Thermodynamic and Charge Transport Studies for the Detection of Heavy Metal Ions in Electrochemical Sensors Using a Composite Film of Aniline, N-phenylglycine and Graphene Oxide

Abstract

The key performance parameters for an electrochemical aqueous ion sensor include the limit of detection (LOD) and the selectivity. Novel composite films were synthesized electrochemically from aniline, N-phenylglycine and graphene oxide(GO) to detect heavy metals by square wave voltammetry; and the LOD and interferences from several ions (As5+, Cr6+, Cu2+, Na+, Mg2+, Al3+, K+, Sr2+, Mn2+, Fe3+, Fe2+, Zn2+) for the detection of Cd2+ were characterized. The thermodynamic (chemisorption) analysis based on the adsorption isotherms and the charge transport analysis based on the barrier width technique were undertaken, and the −ΔGads and the barrier width values were utilized to help explain the improved performance parameters.
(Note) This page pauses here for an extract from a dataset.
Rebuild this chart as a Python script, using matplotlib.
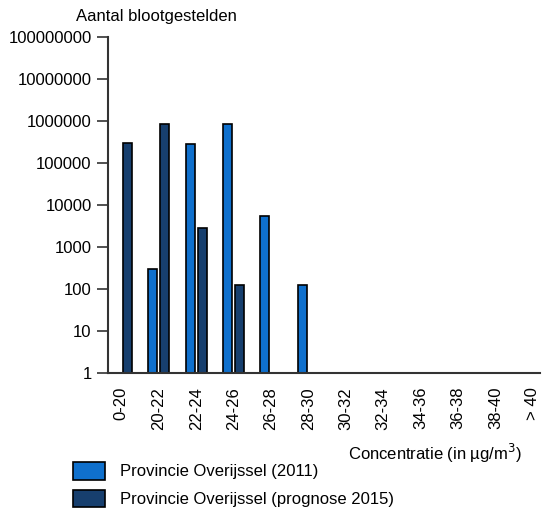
import matplotlib
matplotlib.use("Agg")
import matplotlib.pyplot as plt
import numpy as np

plt.rcParams['font.family'] = ['Liberation Sans', 'DejaVu Sans']

categories = ["0-20", "20-22", "22-24", "24-26", "26-28", "28-30",
              "30-32", "32-34", "34-36", "36-38", "38-40", "> 40"]
# value 1 means "none" (drawn as flat dash on the baseline)
overijssel_2011 = [1, 300, 280000, 850000, 5500, 126, 1, 1, 1, 1, 1, 1]
overijssel_2015 = [300000, 850000, 2900, 126, 1, 1, 1, 1, 1, 1, 1, 1]
ytick_values = [1, 10, 100, 1000, 10000, 100000, 1000000, 10000000, 100000000]
ytick_labels = [str(v) for v in ytick_values]

light = "#0F70CD"
dark = "#173F6E"
fs = 12

fig = plt.figure(figsize=(5.44, 5.17), dpi=100)
ax = fig.add_axes([0.199, 0.2785, 0.794, 0.6495])

x = np.arange(len(categories))
w = 0.24
off = 0.16
b1 = ax.bar(x - off, np.array(overijssel_2011) - 1, w, bottom=1, color=light,
            edgecolor="black", linewidth=1.2, label="Provincie Overijssel (2011)")
b2 = ax.bar(x + off, np.array(overijssel_2015) - 1, w, bottom=1, color=dark,
            edgecolor="black", linewidth=1.2, label="Provincie Overijssel (prognose 2015)")

ax.set_yscale("log")
ax.set_ylim(1, 100000000)
ax.set_xlim(-0.35, 11.2)
ax.set_yticks(ytick_values)
ax.set_yticklabels(ytick_labels)
ax.yaxis.set_minor_locator(matplotlib.ticker.NullLocator())
ax.set_xticks(x)
ax.set_xticklabels(categories, rotation=90)
ax.tick_params(axis='x', length=0, pad=10, labelsize=fs)
ax.tick_params(axis='y', length=8, width=1.2, color="#333333", labelsize=fs, pad=4)

for s in ["top", "right"]:
    ax.spines[s].set_visible(False)
for s in ["left", "bottom"]:
    ax.spines[s].set_color("#333333")
    ax.spines[s].set_linewidth(1.5)

fig.text(156 / 544, 1 - 17 / 517, "Aantal blootgestelden", ha="center", va="center", fontsize=fs)
fig.text(435 / 544, 1 - 453 / 517, "Concentratie (in µg/m$^3$)", ha="center", va="center", fontsize=fs)

fig.legend(handles=[b1, b2], loc="upper left", bbox_to_anchor=(73 / 544, 1 - 462 / 517),
           frameon=False, fontsize=fs, handlelength=1.9, handleheight=1.25,
           labelspacing=0.6, handletextpad=0.9, borderaxespad=0, borderpad=0)

fig.savefig("out.png", dpi=100)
Response surface analysis was undertaken to find the optimum condition (with respect to the film thickness and GO content) to obtain the optimum values of the LOD and interference, and the optimized film provided an LOD of 800 ppt for Cd2+ with improved tolerance to the interfering ions, especially for Cr6+. A comparative study was performed based on the electroactive surface area, LOD and interference effects with three other films (i) polyaniline (ii) poly (aniline-N-phenylglycine) (iii) and a composite from aniline and graphene oxide; and the novel film showed the best performance.